On June 3, 2013, CMS released data that includes estimates for average charges for 30 types of hospital outpatient procedures from hospitals across the country, including clinic visits, echocardiograms, and endoscopies. The data include estimated hospital charges for 30 Ambulatory Payment Classification (APC) Groups paid under the Medicare outpatient prospective payment system (OPPS) for calendar year 2011.  The Medicare payment amount includes the APC payment amount, the beneficiary Part B coinsurance amount, and the beneficiary deductible amount. CMS released similar data in May of 2013, which included hospital-specific charges for the more than 3,000 hospitals that receive Medicare inpatient prospective payment system (IPPS) payments, for the 100 most commonly billed discharges paid under Medicare, based on a rate per discharge using the Medicare severity diagnosis related group (MS-DRG) for fiscal year 2011. These DRGs represent almost 7 million discharges or 60 percent of total Medicare IPPS discharges.

Commenting on the hospital outpatient costs, Jordan Rau of Kaiser Health News (KHN)  said that the “value of the hospital data is hotly disputed because few people actually end up paying the amounts listed.” He added that “others believe the extremely high amounts that hospitals bill, and the lack of any logical connection to procedures’ actual costs is an illustration of the dysfunctional health care market.”

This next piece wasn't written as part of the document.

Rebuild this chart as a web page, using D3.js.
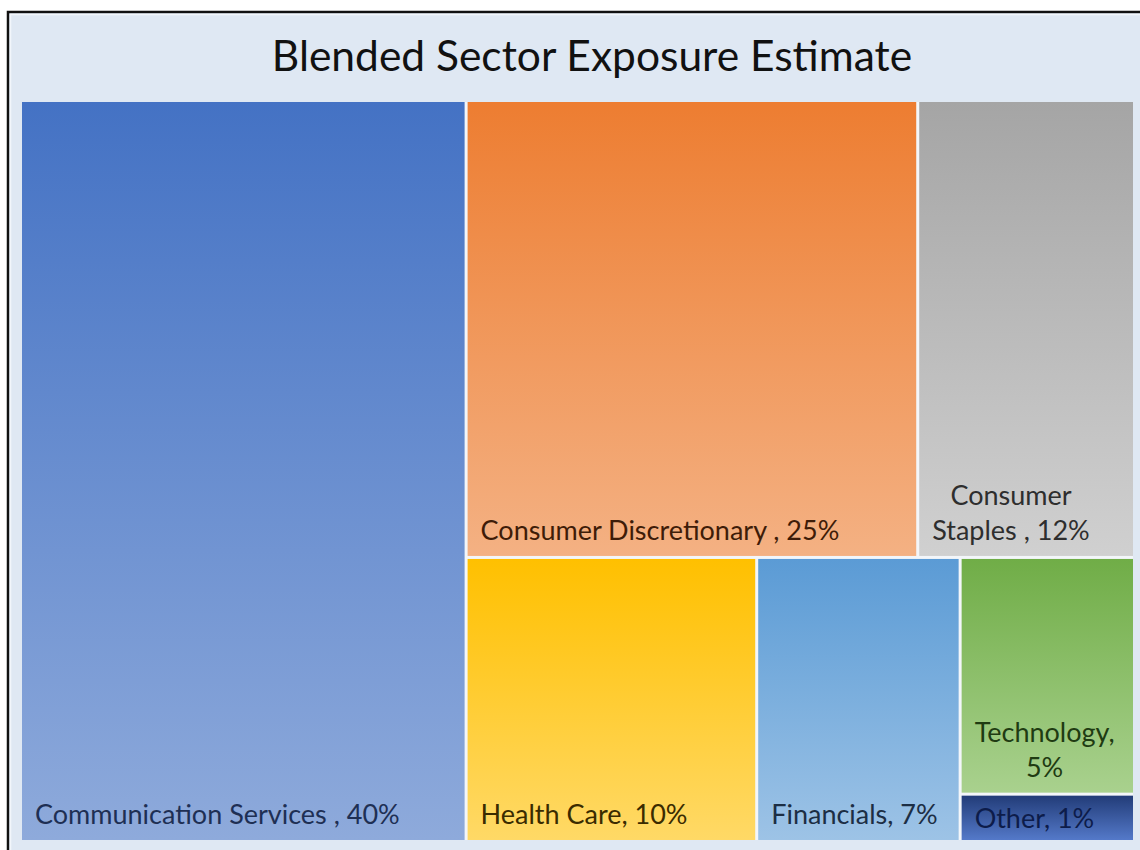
<!DOCTYPE html>
<html>
<head>
<meta charset="utf-8">
<script src="https://cdn.jsdelivr.net/npm/d3@7"></script>
<style>
  html, body { margin: 0; padding: 0; background: #ffffff; }
  svg { display: block; }
</style>
</head>
<body>
<svg id="chart" width="1140" height="850"></svg>
<script>
// ---- data ----
const categories = ["Communication Services ", "Consumer Discretionary ", "Consumer Staples ", "Health Care", "Financials", "Technology", "Other"];
const values = [40, 25, 12, 10, 7, 5, 1];
const topColors = ["#4472c4", "#ed7d31", "#a5a5a5", "#ffc000", "#5b9bd5", "#70ad47", "#223c78"];
const bottomColors = ["#8eaadb", "#f4b183", "#d0d0d0", "#ffd966", "#9dc3e6", "#a9d18e", "#5479c9"];
const labelColors = ["#1e2f54", "#3e1c08", "#2e2e2e", "#3a2b00", "#1c2e44", "#1f3b12", "#0d1c4a"];
const title = "Blended Sector Exposure Estimate";

// ---- layout ----
const svg = d3.select("#chart");
const W = 1140, H = 850;
const plot = { x0: 22, y0: 102, x1: 1133, y1: 840 };

// outer chart frame
svg.append("rect").attr("x", 0).attr("y", 0).attr("width", W).attr("height", H).attr("fill", "#ffffff");
svg.append("rect").attr("x", 8).attr("y", 12).attr("width", W).attr("height", H)
  .attr("fill", "#dfe8f3").attr("stroke", "#111").attr("stroke-width", 2.5);
svg.append("rect").attr("x", 10.5).attr("y", 14.5).attr("width", W).attr("height", H)
  .attr("fill", "none").attr("stroke", "#f2f6fb").attr("stroke-width", 1.5);

// title
svg.append("text")
  .attr("x", 592).attr("y", 71)
  .attr("text-anchor", "middle")
  .attr("font-family", "Lato, 'Open Sans', sans-serif")
  .attr("font-size", 42.5)
  .attr("fill", "#111")
  .text(title);

const rows = categories.map((c, i) => ({ name: c, value: values[i], i }));
const root = d3.hierarchy({ children: rows }).sum(d => d.value || 0);

d3.treemap()
  .tile(d3.treemapSquarify.ratio(1))
  .size([plot.x1 - plot.x0, plot.y1 - plot.y0])
  .paddingInner(3)
  .round(false)(root);

const defs = svg.append("defs");
rows.forEach((r, i) => {
  const g = defs.append("linearGradient").attr("id", "grad" + i)
    .attr("x1", 0).attr("y1", 0).attr("x2", 0).attr("y2", 1);
  g.append("stop").attr("offset", "0%").attr("stop-color", topColors[i]);
  g.append("stop").attr("offset", "100%").attr("stop-color", bottomColors[i]);
});

// light backing so the gaps appear white-ish
svg.append("rect").attr("x", plot.x0).attr("y", plot.y0)
  .attr("width", plot.x1 - plot.x0).attr("height", plot.y1 - plot.y0)
  .attr("fill", "#f3f6fa");

const gPlot = svg.append("g").attr("transform", `translate(${plot.x0},${plot.y0})`);

const leaves = gPlot.selectAll("g.leaf").data(root.leaves()).join("g").attr("class", "leaf");

leaves.append("rect")
  .attr("x", d => d.x0).attr("y", d => d.y0)
  .attr("width", d => d.x1 - d.x0).attr("height", d => d.y1 - d.y0)
  .attr("fill", d => `url(#grad${d.data.i})`);

const fontSize = 27, lineH = 35, padX = 13;
leaves.each(function (d) {
  const g = d3.select(this);
  const label = d.data.name + ", " + d.data.value + "%";
  const t = g.append("text")
    .attr("font-family", "Lato, 'Open Sans', sans-serif")
    .attr("font-size", fontSize)
    .attr("fill", labelColors[d.data.i]);
  t.text(label);
  const full = t.node().getComputedTextLength();
  const avail = (d.x1 - d.x0) - 2 * padX + 4;
  let lines = [label];
  if (full > avail) {
    const words = label.split(" ");
    lines = [words[0], words.slice(1).join(" ")];
  }
  t.text(null);
  const widths = lines.map(l => { t.text(l); const w = t.node().getComputedTextLength(); t.text(null); return w; });
  const blockW = d3.max(widths);
  const cx = d.x0 + padX + blockW / 2;
  const lastBase = d.y1 - (d.data.value === 1 ? 12 : 16);
  lines.forEach((l, k) => {
    t.append("tspan")
      .attr("x", lines.length > 1 ? cx : d.x0 + padX)
      .attr("text-anchor", lines.length > 1 ? "middle" : "start")
      .attr("y", lastBase - (lines.length - 1 - k) * lineH)
      .text(l);
  });
});
</script>
</body>
</html>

In May 2013, after CMS released the data on hospital inpatient charges, Uwe E. Reinhardt, an economics professor at Princeton University wrote a blog for the New York Times on his take on just what information can be gleaned from such data. According to Reinhardt, “‘Average charges’ in the United States hospital business are pure fiction – and a funny fiction, at that.” The average charges are simply list prices that few patients ever pay. Reinhardt explained that to understand why, one should understand hospital chargemasters.  (The chargemaster is a comprehensive list of items billable to a patient or a patient’s  health insurance and charge descriptions, billing codes, pricing, and other  data elements. Chargemasters are hospital-specific and vary among hospitals.)

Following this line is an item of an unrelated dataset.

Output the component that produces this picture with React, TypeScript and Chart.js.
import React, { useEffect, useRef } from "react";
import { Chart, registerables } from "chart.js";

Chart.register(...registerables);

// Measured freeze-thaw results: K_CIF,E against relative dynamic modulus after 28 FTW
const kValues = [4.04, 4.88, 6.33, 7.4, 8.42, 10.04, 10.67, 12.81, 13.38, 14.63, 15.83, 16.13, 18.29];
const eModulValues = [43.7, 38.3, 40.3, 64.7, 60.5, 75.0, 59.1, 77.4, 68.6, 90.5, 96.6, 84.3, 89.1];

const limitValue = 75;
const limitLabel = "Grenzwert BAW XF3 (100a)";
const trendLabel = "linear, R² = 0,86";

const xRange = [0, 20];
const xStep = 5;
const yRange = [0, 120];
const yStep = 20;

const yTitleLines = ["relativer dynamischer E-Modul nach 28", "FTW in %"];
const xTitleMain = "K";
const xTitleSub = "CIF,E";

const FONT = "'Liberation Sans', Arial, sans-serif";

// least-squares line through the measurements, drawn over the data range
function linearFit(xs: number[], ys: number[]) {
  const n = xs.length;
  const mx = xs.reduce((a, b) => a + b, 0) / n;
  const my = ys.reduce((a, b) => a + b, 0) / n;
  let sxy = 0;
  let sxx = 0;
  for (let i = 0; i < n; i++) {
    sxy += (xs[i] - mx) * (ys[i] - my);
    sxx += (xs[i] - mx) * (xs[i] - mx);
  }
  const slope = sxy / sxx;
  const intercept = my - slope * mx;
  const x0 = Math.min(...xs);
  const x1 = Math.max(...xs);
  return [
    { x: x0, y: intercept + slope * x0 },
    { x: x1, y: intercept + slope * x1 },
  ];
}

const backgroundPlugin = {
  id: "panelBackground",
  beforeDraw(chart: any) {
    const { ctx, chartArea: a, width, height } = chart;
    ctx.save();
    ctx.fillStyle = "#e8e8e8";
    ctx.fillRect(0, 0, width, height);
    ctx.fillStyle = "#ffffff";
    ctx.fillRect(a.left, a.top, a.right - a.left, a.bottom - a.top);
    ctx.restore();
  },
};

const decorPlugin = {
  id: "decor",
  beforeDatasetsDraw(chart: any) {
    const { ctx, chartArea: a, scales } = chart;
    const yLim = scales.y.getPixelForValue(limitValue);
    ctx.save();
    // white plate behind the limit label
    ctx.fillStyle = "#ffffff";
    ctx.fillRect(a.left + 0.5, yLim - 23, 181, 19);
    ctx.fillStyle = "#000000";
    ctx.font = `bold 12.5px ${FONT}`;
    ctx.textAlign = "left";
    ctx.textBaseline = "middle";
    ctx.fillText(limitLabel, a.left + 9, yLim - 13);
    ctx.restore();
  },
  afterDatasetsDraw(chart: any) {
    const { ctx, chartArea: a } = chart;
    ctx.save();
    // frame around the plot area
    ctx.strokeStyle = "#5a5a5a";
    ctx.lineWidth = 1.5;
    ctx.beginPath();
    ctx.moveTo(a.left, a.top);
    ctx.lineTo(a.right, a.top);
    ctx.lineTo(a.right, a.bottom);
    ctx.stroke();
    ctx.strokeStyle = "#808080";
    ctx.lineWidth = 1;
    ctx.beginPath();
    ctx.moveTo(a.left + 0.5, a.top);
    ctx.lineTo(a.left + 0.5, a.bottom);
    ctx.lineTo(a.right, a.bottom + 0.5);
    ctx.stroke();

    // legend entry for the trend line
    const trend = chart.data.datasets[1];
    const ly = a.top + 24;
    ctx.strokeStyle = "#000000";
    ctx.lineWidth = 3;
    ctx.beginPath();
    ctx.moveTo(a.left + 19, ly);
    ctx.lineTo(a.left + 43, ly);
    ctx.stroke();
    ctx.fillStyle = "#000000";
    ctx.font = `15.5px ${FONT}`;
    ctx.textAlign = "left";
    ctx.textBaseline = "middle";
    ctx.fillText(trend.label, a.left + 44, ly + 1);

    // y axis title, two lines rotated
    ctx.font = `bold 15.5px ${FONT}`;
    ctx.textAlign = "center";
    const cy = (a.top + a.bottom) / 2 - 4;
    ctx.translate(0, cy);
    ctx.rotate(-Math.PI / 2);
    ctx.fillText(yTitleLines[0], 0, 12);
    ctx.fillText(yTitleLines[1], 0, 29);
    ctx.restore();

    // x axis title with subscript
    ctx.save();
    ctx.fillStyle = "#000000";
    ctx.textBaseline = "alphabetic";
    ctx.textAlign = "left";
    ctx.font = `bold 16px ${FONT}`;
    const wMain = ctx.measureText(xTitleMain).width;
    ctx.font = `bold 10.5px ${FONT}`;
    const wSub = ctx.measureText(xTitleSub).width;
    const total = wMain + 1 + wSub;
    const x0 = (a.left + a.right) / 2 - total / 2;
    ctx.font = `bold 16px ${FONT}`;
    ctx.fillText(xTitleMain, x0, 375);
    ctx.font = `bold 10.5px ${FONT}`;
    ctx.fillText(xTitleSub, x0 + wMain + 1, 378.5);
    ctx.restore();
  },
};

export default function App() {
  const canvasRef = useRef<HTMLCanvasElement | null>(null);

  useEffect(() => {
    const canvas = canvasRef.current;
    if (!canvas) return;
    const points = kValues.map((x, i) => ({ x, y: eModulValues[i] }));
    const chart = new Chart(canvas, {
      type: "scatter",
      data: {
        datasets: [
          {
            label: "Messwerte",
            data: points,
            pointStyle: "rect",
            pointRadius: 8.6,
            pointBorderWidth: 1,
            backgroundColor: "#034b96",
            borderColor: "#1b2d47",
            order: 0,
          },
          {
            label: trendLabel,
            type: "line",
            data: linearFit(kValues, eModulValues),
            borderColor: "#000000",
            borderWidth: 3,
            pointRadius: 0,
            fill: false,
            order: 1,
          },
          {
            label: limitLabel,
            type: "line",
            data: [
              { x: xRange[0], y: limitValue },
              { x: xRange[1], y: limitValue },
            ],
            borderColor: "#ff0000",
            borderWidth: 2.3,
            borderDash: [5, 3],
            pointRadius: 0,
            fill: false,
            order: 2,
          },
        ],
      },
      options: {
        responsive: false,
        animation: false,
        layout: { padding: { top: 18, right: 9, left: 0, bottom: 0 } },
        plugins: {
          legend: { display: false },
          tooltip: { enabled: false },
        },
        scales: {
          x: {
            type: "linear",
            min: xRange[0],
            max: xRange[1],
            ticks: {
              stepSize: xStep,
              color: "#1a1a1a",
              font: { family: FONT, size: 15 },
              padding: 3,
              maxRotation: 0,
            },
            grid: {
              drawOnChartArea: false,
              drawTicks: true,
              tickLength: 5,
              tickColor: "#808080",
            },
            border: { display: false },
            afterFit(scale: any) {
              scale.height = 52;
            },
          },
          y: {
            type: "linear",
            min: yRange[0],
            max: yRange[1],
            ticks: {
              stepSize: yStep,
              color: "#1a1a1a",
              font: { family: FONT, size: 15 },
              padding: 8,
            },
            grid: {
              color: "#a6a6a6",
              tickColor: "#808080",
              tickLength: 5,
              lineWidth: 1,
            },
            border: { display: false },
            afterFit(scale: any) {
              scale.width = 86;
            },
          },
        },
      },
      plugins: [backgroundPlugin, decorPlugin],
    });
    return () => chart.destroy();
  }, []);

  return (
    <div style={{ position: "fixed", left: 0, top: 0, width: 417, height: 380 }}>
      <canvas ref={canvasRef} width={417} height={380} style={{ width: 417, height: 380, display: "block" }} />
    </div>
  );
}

Daniel Chang of the Miami Herald reported that Rich Umbdenstock, president of the American Hospital Association, “urged that greater attention be given to the payments hospitals receive from Medicare and private insurers because Medicare currently pays only 89 cents for every dollar hospitals spend treating outpatient beneficiaries,” while Chip Kahn, president of the Federation of American Hospitals, issued a statement stating that “CMS’ release of charge information again misses the mark by not providing price transparency to help consumers.” Chang noted that “prices may become a bigger factor in consumer decisions as health care reform changes the way consumers pay for insurance coverage.” Adding that “many insurance plans are moving from co-pays to co-insurance, which means that instead of a fixed co-payment consumers will assume a percentage of the cost of a medical procedure.”

Whether the release of the data will impact how hospitals determine charges and whether changes will be made remains to be seen.